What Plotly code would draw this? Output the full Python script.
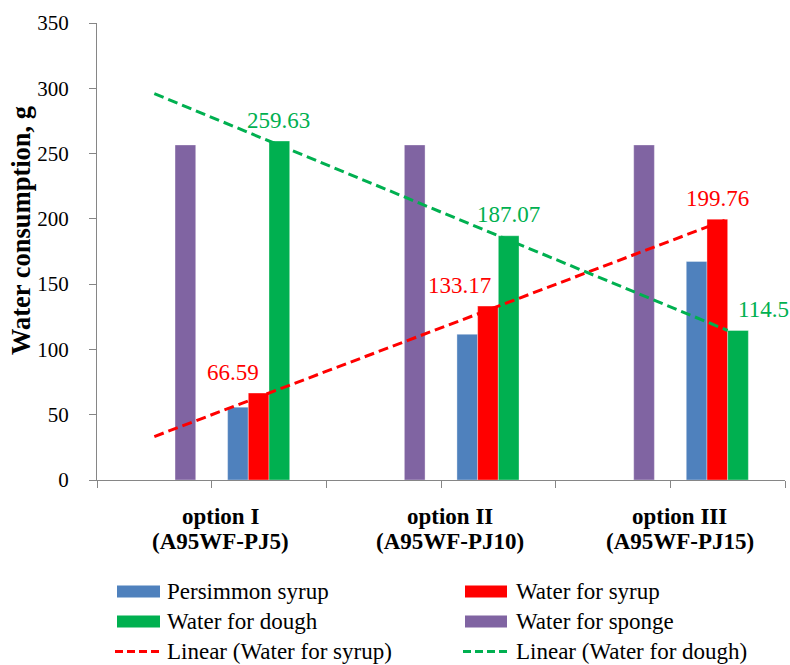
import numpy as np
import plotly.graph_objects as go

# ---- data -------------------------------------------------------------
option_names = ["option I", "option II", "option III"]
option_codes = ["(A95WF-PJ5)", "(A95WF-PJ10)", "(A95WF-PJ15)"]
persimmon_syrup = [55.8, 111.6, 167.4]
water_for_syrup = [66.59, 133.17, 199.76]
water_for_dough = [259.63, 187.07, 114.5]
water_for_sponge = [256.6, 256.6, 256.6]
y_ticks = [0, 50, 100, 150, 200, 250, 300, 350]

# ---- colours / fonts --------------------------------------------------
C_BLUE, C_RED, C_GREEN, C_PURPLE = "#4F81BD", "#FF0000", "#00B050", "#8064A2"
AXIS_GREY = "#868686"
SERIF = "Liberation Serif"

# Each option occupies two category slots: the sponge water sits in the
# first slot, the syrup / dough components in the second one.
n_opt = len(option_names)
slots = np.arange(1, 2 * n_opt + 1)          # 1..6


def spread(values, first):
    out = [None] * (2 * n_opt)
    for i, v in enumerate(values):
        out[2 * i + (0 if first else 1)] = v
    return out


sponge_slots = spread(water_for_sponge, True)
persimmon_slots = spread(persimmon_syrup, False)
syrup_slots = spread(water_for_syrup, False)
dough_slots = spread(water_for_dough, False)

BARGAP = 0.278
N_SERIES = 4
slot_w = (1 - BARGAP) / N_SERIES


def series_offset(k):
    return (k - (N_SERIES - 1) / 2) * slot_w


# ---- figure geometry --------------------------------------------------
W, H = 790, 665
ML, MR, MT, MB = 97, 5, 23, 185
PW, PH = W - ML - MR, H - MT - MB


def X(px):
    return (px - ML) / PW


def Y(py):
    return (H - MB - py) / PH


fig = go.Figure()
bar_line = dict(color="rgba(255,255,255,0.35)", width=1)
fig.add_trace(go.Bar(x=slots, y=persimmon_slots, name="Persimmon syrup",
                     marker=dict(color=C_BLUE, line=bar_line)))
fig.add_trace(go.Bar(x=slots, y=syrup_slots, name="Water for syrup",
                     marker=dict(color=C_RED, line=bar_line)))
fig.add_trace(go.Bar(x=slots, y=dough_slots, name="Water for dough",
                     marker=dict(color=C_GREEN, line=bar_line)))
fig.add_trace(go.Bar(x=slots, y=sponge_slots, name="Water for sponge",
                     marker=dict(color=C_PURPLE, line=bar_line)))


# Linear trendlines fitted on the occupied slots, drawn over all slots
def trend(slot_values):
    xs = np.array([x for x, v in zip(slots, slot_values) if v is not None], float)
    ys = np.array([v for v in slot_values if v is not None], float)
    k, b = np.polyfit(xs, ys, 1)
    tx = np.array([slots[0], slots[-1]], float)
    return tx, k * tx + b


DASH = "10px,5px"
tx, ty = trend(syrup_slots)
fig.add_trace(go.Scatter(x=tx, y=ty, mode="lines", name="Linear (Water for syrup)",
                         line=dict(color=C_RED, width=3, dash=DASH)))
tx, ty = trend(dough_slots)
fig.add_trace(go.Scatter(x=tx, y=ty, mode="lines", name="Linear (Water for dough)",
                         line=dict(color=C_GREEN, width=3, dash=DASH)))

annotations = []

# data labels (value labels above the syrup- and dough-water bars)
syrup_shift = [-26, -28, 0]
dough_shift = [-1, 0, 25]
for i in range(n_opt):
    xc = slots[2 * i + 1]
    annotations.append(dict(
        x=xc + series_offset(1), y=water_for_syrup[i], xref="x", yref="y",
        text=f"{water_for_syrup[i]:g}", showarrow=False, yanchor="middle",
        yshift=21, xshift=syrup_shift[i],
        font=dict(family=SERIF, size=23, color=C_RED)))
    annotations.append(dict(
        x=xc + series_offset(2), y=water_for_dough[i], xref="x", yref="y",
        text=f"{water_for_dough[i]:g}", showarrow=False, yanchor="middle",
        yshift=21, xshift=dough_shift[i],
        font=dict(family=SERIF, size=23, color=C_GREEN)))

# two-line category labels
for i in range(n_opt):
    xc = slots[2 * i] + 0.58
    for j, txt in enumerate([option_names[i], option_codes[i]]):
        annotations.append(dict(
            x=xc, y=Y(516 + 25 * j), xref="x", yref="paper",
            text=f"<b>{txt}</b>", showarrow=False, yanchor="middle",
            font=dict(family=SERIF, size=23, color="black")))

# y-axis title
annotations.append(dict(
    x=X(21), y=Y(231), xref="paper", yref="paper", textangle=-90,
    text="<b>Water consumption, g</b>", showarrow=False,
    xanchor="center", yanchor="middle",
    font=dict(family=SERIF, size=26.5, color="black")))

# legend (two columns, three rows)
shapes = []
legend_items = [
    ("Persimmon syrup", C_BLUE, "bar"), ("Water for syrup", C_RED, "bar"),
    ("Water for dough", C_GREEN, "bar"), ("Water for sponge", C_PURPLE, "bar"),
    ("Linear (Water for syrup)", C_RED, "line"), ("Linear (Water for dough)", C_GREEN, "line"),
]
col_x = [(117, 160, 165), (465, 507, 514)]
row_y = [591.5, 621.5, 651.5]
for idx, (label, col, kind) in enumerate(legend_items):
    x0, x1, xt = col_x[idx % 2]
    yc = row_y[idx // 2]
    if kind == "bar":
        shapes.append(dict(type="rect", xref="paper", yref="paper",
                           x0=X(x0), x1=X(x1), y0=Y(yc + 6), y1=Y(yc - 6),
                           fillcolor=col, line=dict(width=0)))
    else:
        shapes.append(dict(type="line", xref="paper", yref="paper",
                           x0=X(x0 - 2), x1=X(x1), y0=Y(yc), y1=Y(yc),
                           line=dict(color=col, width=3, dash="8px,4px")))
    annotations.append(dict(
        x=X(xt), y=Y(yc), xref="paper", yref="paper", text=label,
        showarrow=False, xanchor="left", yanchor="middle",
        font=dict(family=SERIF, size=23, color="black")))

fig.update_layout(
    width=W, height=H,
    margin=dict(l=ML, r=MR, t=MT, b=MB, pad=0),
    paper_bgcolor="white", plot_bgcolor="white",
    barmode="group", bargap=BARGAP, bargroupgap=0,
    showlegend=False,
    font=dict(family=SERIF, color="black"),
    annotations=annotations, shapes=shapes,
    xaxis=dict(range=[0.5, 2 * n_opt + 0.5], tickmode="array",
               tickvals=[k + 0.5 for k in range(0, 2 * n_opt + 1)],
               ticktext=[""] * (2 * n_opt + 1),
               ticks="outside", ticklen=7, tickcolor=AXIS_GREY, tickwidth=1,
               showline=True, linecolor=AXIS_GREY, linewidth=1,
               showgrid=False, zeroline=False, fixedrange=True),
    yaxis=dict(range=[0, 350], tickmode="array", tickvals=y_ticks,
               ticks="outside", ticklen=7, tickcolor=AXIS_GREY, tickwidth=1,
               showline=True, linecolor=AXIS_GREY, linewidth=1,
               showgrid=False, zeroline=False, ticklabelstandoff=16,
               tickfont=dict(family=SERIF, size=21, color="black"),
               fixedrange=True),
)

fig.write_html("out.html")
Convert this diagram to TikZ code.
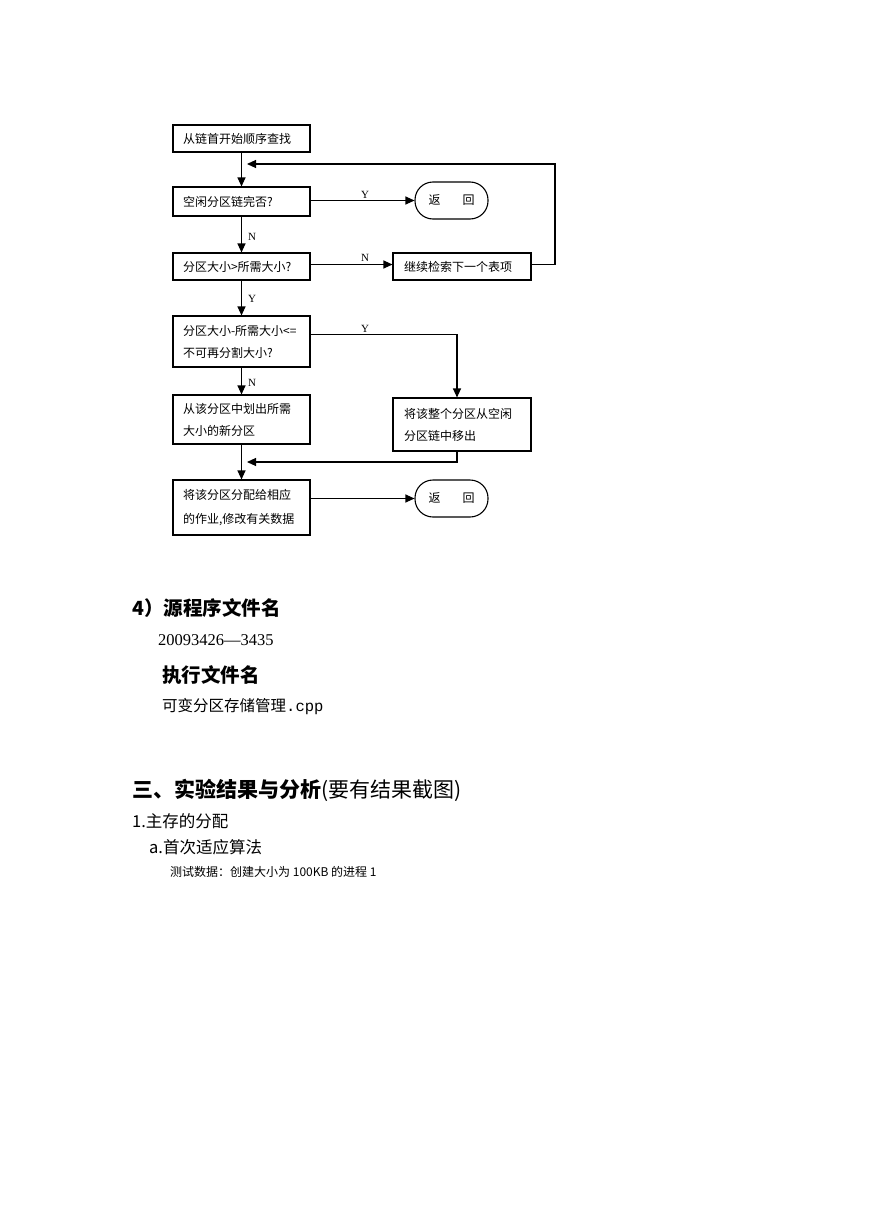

- **EXERCISE OBJECTIVE**: Scan the material above. Return every line containing the string "this".

- **ANSWER**:
What Plotly code would draw this? Output the full Python script.
Convert this diagram to TikZ code.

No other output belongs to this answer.